# Start of Information supplied

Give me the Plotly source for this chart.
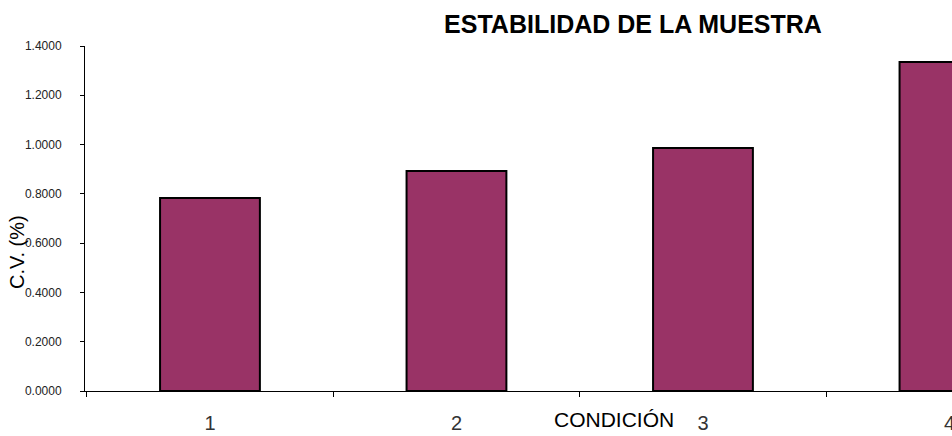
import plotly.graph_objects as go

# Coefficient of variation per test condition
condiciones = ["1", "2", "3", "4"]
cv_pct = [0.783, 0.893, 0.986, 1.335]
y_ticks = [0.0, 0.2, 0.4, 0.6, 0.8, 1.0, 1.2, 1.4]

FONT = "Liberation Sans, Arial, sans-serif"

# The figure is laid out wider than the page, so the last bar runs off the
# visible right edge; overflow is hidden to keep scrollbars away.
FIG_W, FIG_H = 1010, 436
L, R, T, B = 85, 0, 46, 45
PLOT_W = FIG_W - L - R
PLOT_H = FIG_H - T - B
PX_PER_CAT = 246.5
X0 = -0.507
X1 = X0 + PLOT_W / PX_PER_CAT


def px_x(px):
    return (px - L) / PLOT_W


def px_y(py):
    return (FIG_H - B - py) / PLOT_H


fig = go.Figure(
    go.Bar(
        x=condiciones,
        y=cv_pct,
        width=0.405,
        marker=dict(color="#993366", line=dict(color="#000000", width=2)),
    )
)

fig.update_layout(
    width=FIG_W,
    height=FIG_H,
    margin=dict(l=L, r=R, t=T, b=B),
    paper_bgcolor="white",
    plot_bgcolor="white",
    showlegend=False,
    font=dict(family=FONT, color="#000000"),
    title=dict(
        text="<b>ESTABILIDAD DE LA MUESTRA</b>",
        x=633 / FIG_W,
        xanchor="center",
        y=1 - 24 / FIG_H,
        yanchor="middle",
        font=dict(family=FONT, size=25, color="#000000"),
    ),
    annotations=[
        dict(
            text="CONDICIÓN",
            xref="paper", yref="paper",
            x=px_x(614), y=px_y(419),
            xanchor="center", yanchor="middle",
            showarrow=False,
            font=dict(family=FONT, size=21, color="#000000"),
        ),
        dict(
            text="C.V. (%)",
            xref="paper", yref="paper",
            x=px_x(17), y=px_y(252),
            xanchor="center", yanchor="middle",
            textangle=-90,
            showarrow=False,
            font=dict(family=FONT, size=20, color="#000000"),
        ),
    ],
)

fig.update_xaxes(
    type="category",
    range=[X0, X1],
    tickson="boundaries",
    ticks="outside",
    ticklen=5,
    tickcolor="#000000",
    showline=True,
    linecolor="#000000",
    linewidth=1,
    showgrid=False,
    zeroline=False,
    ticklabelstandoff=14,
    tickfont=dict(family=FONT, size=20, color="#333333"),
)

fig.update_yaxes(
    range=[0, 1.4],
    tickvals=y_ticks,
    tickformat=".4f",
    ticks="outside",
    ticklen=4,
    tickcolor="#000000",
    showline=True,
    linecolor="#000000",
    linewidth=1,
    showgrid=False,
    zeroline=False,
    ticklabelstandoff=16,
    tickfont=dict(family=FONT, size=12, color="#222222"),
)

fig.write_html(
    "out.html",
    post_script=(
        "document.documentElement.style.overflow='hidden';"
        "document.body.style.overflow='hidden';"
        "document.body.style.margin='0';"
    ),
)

# End of Information supplied

*Exercise aim*: Output each line exactly; omit every picture.

*Final answer*:
Give me the Plotly source for this chart.
import plotly.graph_objects as go

# Coefficient of variation per test condition
condiciones = ["1", "2", "3", "4"]
cv_pct = [0.783, 0.893, 0.986, 1.335]
y_ticks = [0.0, 0.2, 0.4, 0.6, 0.8, 1.0, 1.2, 1.4]

FONT = "Liberation Sans, Arial, sans-serif"

# The figure is laid out wider than the page, so the last bar runs off the
# visible right edge; overflow is hidden to keep scrollbars away.
FIG_W, FIG_H = 1010, 436
L, R, T, B = 85, 0, 46, 45
PLOT_W = FIG_W - L - R
PLOT_H = FIG_H - T - B
PX_PER_CAT = 246.5
X0 = -0.507
X1 = X0 + PLOT_W / PX_PER_CAT


def px_x(px):
    return (px - L) / PLOT_W


def px_y(py):
    return (FIG_H - B - py) / PLOT_H


fig = go.Figure(
    go.Bar(
        x=condiciones,
        y=cv_pct,
        width=0.405,
        marker=dict(color="#993366", line=dict(color="#000000", width=2)),
    )
)

fig.update_layout(
    width=FIG_W,
    height=FIG_H,
    margin=dict(l=L, r=R, t=T, b=B),
    paper_bgcolor="white",
    plot_bgcolor="white",
    showlegend=False,
    font=dict(family=FONT, color="#000000"),
    title=dict(
        text="<b>ESTABILIDAD DE LA MUESTRA</b>",
        x=633 / FIG_W,
        xanchor="center",
        y=1 - 24 / FIG_H,
        yanchor="middle",
        font=dict(family=FONT, size=25, color="#000000"),
    ),
    annotations=[
        dict(
            text="CONDICIÓN",
            xref="paper", yref="paper",
            x=px_x(614), y=px_y(419),
            xanchor="center", yanchor="middle",
            showarrow=False,
            font=dict(family=FONT, size=21, color="#000000"),
        ),
        dict(
            text="C.V. (%)",
            xref="paper", yref="paper",
            x=px_x(17), y=px_y(252),
            xanchor="center", yanchor="middle",
            textangle=-90,
            showarrow=False,
            font=dict(family=FONT, size=20, color="#000000"),
        ),
    ],
)

fig.update_xaxes(
    type="category",
    range=[X0, X1],
    tickson="boundaries",
    ticks="outside",
    ticklen=5,
    tickcolor="#000000",
    showline=True,
    linecolor="#000000",
    linewidth=1,
    showgrid=False,
    zeroline=False,
    ticklabelstandoff=14,
    tickfont=dict(family=FONT, size=20, color="#333333"),
)

fig.update_yaxes(
    range=[0, 1.4],
    tickvals=y_ticks,
    tickformat=".4f",
    ticks="outside",
    ticklen=4,
    tickcolor="#000000",
    showline=True,
    linecolor="#000000",
    linewidth=1,
    showgrid=False,
    zeroline=False,
    ticklabelstandoff=16,
    tickfont=dict(family=FONT, size=12, color="#222222"),
)

fig.write_html(
    "out.html",
    post_script=(
        "document.documentElement.style.overflow='hidden';"
        "document.body.style.overflow='hidden';"
        "document.body.style.margin='0';"
    ),
)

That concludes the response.